Anti-Semitism Humor

Spelling Knaidel and Bravo’s Princesses Reality TV Show

We Jews have arrived! That seemed to be the general sentiment on my Facebook news feed last night as word traveled around the social network that the winning word in the 2013 Scripps National Spelling Bee was “knaidel” – the Yiddish word for matzah ball. Most excited Facebook users chimed in on the variant transliterated spellings of the Yiddish word wondering how the organizers of the annual spelling bee could agree on just one accepted spelling.

Arvind Mahankali, the 2013 Scripps National Spelling Bee champ spelled Knaidel for the win (NBC)

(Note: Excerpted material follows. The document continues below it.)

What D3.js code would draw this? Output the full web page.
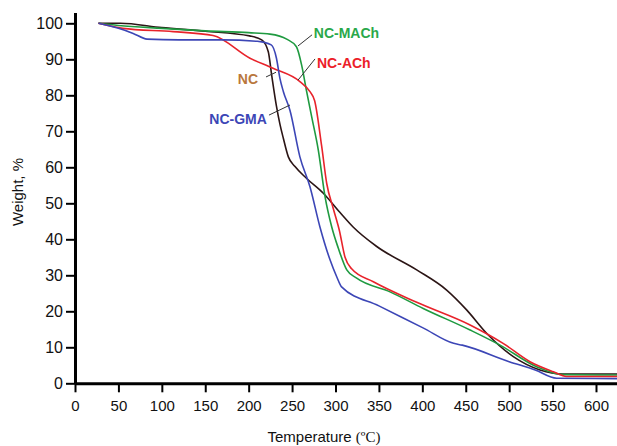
<!DOCTYPE html>
<html>
<head>
<meta charset="utf-8">
<script src="https://cdn.jsdelivr.net/npm/d3@7"></script>
<style>
  body { margin: 0; background: #fff; }
  svg { display: block; font-family: Arial, "Liberation Sans", sans-serif; }
</style>
</head>
<body>
<script>
// TGA curves: [temperature °C, weight %]
const ncData = [[27,100],[52,100],[100,98.8],[150,97.8],[201,96.5],[215,95.4],[222.6,92.1],[226.5,85.6],[232,77],[236,72],[240,68],[245.7,62.9],[253.4,60.2],[266.8,56.9],[286,52.8],[305,47.5],[320,43.5],[347.5,38],[393.5,31.5],[428,25.9],[451,20.4],[474,13.9],[504.8,7.4],[535.5,3.7],[562,2.6],[625,2.6]];
const macData = [[27,100],[50,99.4],[100,98.6],[150,97.9],[200,97.4],[224.6,97.0],[243.8,95.6],[255,93.5],[261,88.4],[266.8,81],[272.6,74],[280.2,64.8],[288,51.8],[295.6,43.5],[303.3,37.5],[313,31.5],[324.4,29.2],[362.8,25.4],[401,20.8],[455,14.8],[489.5,10.6],[531.7,4.6],[562,2.4],[625,2.3]];
const achData = [[27,100],[55,98.6],[113,97.7],[159,96.6],[201.5,90.3],[228,87.5],[259,83.8],[270.6,81],[276,78.5],[284,66],[289.9,55.5],[297.5,48.5],[304.4,42.5],[311,35],[318.6,31.8],[343.6,28.2],[393.5,22.5],[455,16.2],[493,11.1],[524,6],[551,3.2],[566,1.9],[625,1.9]];
const gmaData = [[27,100],[50,98.6],[67,97.2],[83,95.6],[120,95.4],[170,95.4],[210,95],[226,94],[232,90.3],[236,84.7],[240,81],[247.6,75.8],[259,62.9],[270.6,54.6],[282,43.5],[293.7,34.3],[301.4,29.6],[307,26.8],[350,21.5],[400.8,15.4],[436,11.1],[446,10.6],[500,6],[530,3.7],[554.7,1.4],[625,1.3]];

const seriesNames = ["NC", "NC-MACh", "NC-ACh", "NC-GMA"];
const seriesData = [ncData, macData, achData, gmaData];
const lineColors = ["#2b1515", "#1f9a40", "#e8232b", "#3c46b6"];
const labelColors = ["#b9773d", "#2aa84a", "#ec2028", "#3c46b6"];
// label anchor and leader line, in data units: [textX, textY, x1, y1, x2, y2]
const labelSpots = [
  [210.8, 84.5, 220, 85.1, 231.5, 86.4],
  [275, 97.3, 256.8, 93.7, 273, 96.8],
  [278.7, 89, 256.8, 84.2, 276.4, 90.1],
  [221, 73.4, 223.4, 74.5, 247.6, 77.3]
];
const labelAnchor = ["end", "start", "start", "end"];

const xTicks = d3.range(0, 601, 50);
const yTicks = d3.range(0, 101, 10);

const width = 617, height = 446;

const svg = d3.select("body").append("svg")
  .attr("width", width)
  .attr("height", height);

const x = d3.scaleLinear().domain([0, 625]).range([75, 617.7]);
const y = d3.scaleLinear().domain([0, 103]).range([383.3, 12.5]);

// axes
const xAxis = svg.append("g")
  .attr("transform", `translate(0, ${y(0)})`)
  .call(d3.axisBottom(x).tickValues(xTicks).tickSize(9).tickPadding(8).tickSizeOuter(0));
const yAxis = svg.append("g")
  .attr("transform", `translate(${x(0)}, 0)`)
  .call(d3.axisLeft(y).tickValues(yTicks).tickSize(9).tickPadding(3).tickSizeOuter(0));

[xAxis, yAxis].forEach(g => {
  g.select(".domain").attr("stroke", "#000").attr("stroke-width", 3);
  g.selectAll(".tick line").attr("stroke", "#000").attr("stroke-width", 2);
  g.selectAll(".tick text").attr("fill", "#111").style("font-size", "15px");
});
yAxis.selectAll(".tick text").style("font-size", "16px");

// lines
const line = d3.line()
  .x(d => x(d[0]))
  .y(d => y(d[1]))
  .curve(d3.curveMonotoneX);

svg.append("g").selectAll("path")
  .data(seriesData)
  .join("path")
  .attr("d", line)
  .attr("fill", "none")
  .attr("stroke", (d, i) => lineColors[i])
  .attr("stroke-width", 1.6);

// series labels with leader lines
const labels = svg.append("g");
labels.selectAll("line")
  .data(labelSpots)
  .join("line")
  .attr("x1", d => x(d[2])).attr("y1", d => y(d[3]))
  .attr("x2", d => x(d[4])).attr("y2", d => y(d[5]))
  .attr("stroke", "#333")
  .attr("stroke-width", 1);

labels.selectAll("text")
  .data(labelSpots)
  .join("text")
  .attr("x", d => x(d[0]))
  .attr("y", d => y(d[1]))
  .attr("dy", "0.35em")
  .attr("text-anchor", (d, i) => labelAnchor[i])
  .attr("fill", (d, i) => labelColors[i])
  .style("font-size", "14px")
  .style("font-weight", "bold")
  .text((d, i) => seriesNames[i]);

// axis titles
const xTitle = svg.append("text")
  .attr("x", 324)
  .attr("y", 442)
  .attr("text-anchor", "middle")
  .attr("fill", "#111")
  .style("font-size", "15px");
xTitle.append("tspan").text("Temperature ");
xTitle.append("tspan")
  .style("font-family", "'Liberation Serif', 'DejaVu Serif', serif")
  .style("font-size", "15px")
  .text("(ºC)");

svg.append("text")
  .attr("transform", "translate(23, 192) rotate(-90)")
  .attr("text-anchor", "middle")
  .attr("fill", "#111")
  .style("font-size", "15px")
  .text("Weight, %");
</script>
</body>
</html>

No one else seemed to have even noticed that a few hours earlier in the competition, another contestant was asked to spell the word “hesped” – Hebrew for eulogy (which is what I should be writing right now instead of this blog post, but I digress). As my friend and fellow traveler to Ukraine (back when he was a student at the University of Michigan and I was working at Hillel) Adam Soclof pointed out, “knaidel” was not the first Jewish word of questionable transliterated spelling that had been asked of the Scripps National Spelling Bee contestants in the past. In 2006, the word “hechsher” caused some controversy when 14-year-old Saryn Hooks of North Carolina correctly spelled “hechsher” (I go with the “hekhsher” spelling), but the judges disqualified Saryn even though she spelled it correctly. The judges later admitted their mistake and reinstated the girl.


While some might think that the winning word of the Scripps National Spelling Bee being the familiar Yiddish word for what we Jews put in our chicken soup signaled the end of offensive Jewish stereotypes, think again. A new reality TV show is about to debut that will send us back several generations to a time when those shameful, disgusting Jewish American Princess (JAP) jokes were en vogue.

Bravo’s Princesses: Long Island premiers on Sunday and based on the promo it’s going to be shockingly offensive. This rapid fire assault of “Jewish princess” stereotypes will certainly offend most Jewish people. I am one who can certainly take a joke, but I was very uncomfortable with the way these Jewish women were characterized. Bravo might get the viewing audience it wants based on shock value, but I can’t imagine this trashy show will have legs to survive past its first season.



Jersey Shore was offensive to Italian-Americans, but I get the sense that Princesses: Long Island will produce more overt, in-your-face stereotypes. The sneak preview seems to be a montage of every offensive stereotype there is of Jewish women. Vulgar language aside, these women are shown as obsessed with getting married, materialistic, kvetchy, and speed dial their mommy as soon as there’s any crisis.


If you asked me a few years ago I would have said that the term “JAP” would be a term my young children would never know. Jewish women (and their male advocates) have been successful in eradicating that term from our lexicon and I haven’t heard any Jewish American Princess jokes in several years, but a reality TV show like Princesses: Long Island unfortunately will undo much of that progress. There are acceptable ways to mock the stereotypes of a particular religion or ethnic group without being tasteless. This show is going to be trouble with a capital T.


In the meantime I’m going to hope that we see more Yiddish spelling words and less offensive reality shows. Nothing good will come from Bravo’s Princesses: Long Island so I’m just going to pray it’s cancelled as soon as possible.